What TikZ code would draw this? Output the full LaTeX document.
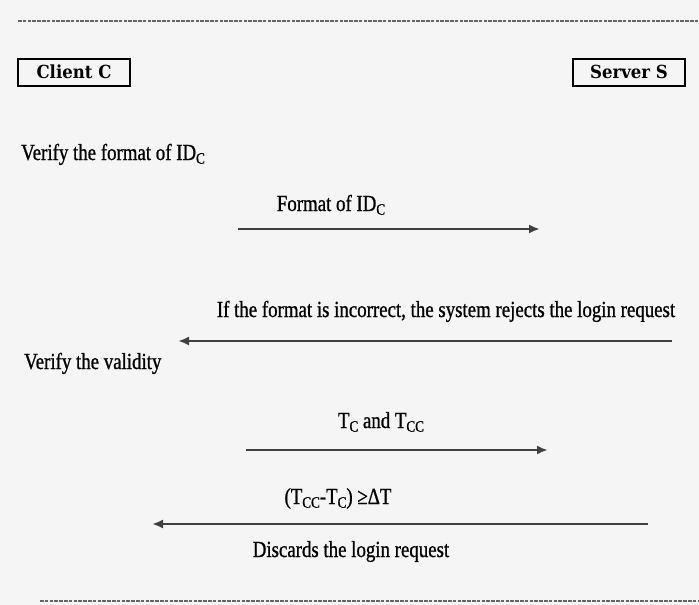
\documentclass[tikz,border=0pt]{standalone}
\usepackage{fontspec}
\setmainfont{Liberation Serif}[FakeStretch=0.82,FakeBold=0.9]
\newfontfamily\boxfont{DejaVu Serif}[FakeStretch=0.92]
\usepackage{tikz}
\usetikzlibrary{positioning,arrows.meta}
\newcommand{\lowc}[1]{\raisebox{-0.35ex}{\fontsize{16}{16}\selectfont #1}}

\begin{document}
\begin{tikzpicture}[x=1pt,y=-1pt,
    party/.style={draw,line width=2pt,inner sep=3pt,minimum width=112pt,minimum height=27pt,font=\boxfont\fontsize{18}{19}\selectfont\bfseries},
    label/.style={inner sep=0pt,anchor=base,font=\fontsize{23}{25}\selectfont},
    msg/.style={-{Latex[length=11pt,width=9pt]},line width=2.6pt,draw=black!75},
    sep/.style={line width=1.8pt,draw=black!60,dash pattern=on 3.5pt off 1.3pt}]
  \fill[black!4] (0,0) rectangle (699,605);
  \useasboundingbox (0,0) rectangle (699,605);

  % separators
  \coordinate (top1) at (18,21);
  \coordinate (top2) at (699,21);
  \coordinate (bot1) at (40,601);
  \coordinate (bot2) at (699,601);
  \draw[sep] (top1) -- (top2);
  \draw[sep] (bot1) -- (bot2);

  % parties
  \node[party](client) at (74,72){Client C};
  \node[party](server) at (629,72){Server S};

  % format check
  \node[label,anchor=base west](verfmt) at (21,160){Verify the format of ID\lowc{C}};
  \node[label](fmt) at (331,211){Format of ID\lowc{C}};
  \coordinate (a1s) at (238,229);
  \coordinate (a1e) at (540,229);
  \draw[msg] (a1s) -- (a1e);

  \node[label](reject) at (446,317){If the format is incorrect, the system rejects the login request};
  \coordinate (a2s) at (672,341);
  \coordinate (a2e) at (178,341);
  \draw[msg] (a2s) -- (a2e);

  % validity check
  \node[label,anchor=base west](vervalid) at (24,369){Verify the validity};
  \node[label](tc) at (381,428){T\lowc{C} and T\lowc{CC}};
  \coordinate (a3s) at (246,450);
  \coordinate (a3e) at (548,450);
  \draw[msg] (a3s) -- (a3e);

  \node[label](cond) at (338,504){(T\lowc{CC}-T\lowc{C}) ≥ΔT};
  \coordinate (a4s) at (648,524);
  \coordinate (a4e) at (152,524);
  \draw[msg] (a4s) -- (a4e);
  \node[label](disc) at (351,557){Discards the login request};
\end{tikzpicture}
\end{document}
==================================================
▶ **YOUR OBJECTIVE**
Reproduce exactly the run of lines that opens the listing and closes with the line holding "(a3s) -- (a3e);". Pictures are excluded.

▶ **RESULT OF THE TASK**
What TikZ code would draw this? Output the full LaTeX document.
\documentclass[tikz,border=0pt]{standalone}
\usepackage{fontspec}
\setmainfont{Liberation Serif}[FakeStretch=0.82,FakeBold=0.9]
\newfontfamily\boxfont{DejaVu Serif}[FakeStretch=0.92]
\usepackage{tikz}
\usetikzlibrary{positioning,arrows.meta}
\newcommand{\lowc}[1]{\raisebox{-0.35ex}{\fontsize{16}{16}\selectfont #1}}

\begin{document}
\begin{tikzpicture}[x=1pt,y=-1pt,
    party/.style={draw,line width=2pt,inner sep=3pt,minimum width=112pt,minimum height=27pt,font=\boxfont\fontsize{18}{19}\selectfont\bfseries},
    label/.style={inner sep=0pt,anchor=base,font=\fontsize{23}{25}\selectfont},
    msg/.style={-{Latex[length=11pt,width=9pt]},line width=2.6pt,draw=black!75},
    sep/.style={line width=1.8pt,draw=black!60,dash pattern=on 3.5pt off 1.3pt}]
  \fill[black!4] (0,0) rectangle (699,605);
  \useasboundingbox (0,0) rectangle (699,605);

  % separators
  \coordinate (top1) at (18,21);
  \coordinate (top2) at (699,21);
  \coordinate (bot1) at (40,601);
  \coordinate (bot2) at (699,601);
  \draw[sep] (top1) -- (top2);
  \draw[sep] (bot1) -- (bot2);

  % parties
  \node[party](client) at (74,72){Client C};
  \node[party](server) at (629,72){Server S};

  % format check
  \node[label,anchor=base west](verfmt) at (21,160){Verify the format of ID\lowc{C}};
  \node[label](fmt) at (331,211){Format of ID\lowc{C}};
  \coordinate (a1s) at (238,229);
  \coordinate (a1e) at (540,229);
  \draw[msg] (a1s) -- (a1e);

  \node[label](reject) at (446,317){If the format is incorrect, the system rejects the login request};
  \coordinate (a2s) at (672,341);
  \coordinate (a2e) at (178,341);
  \draw[msg] (a2s) -- (a2e);

  % validity check
  \node[label,anchor=base west](vervalid) at (24,369){Verify the validity};
  \node[label](tc) at (381,428){T\lowc{C} and T\lowc{CC}};
  \coordinate (a3s) at (246,450);
  \coordinate (a3e) at (548,450);
  \draw[msg] (a3s) -- (a3e);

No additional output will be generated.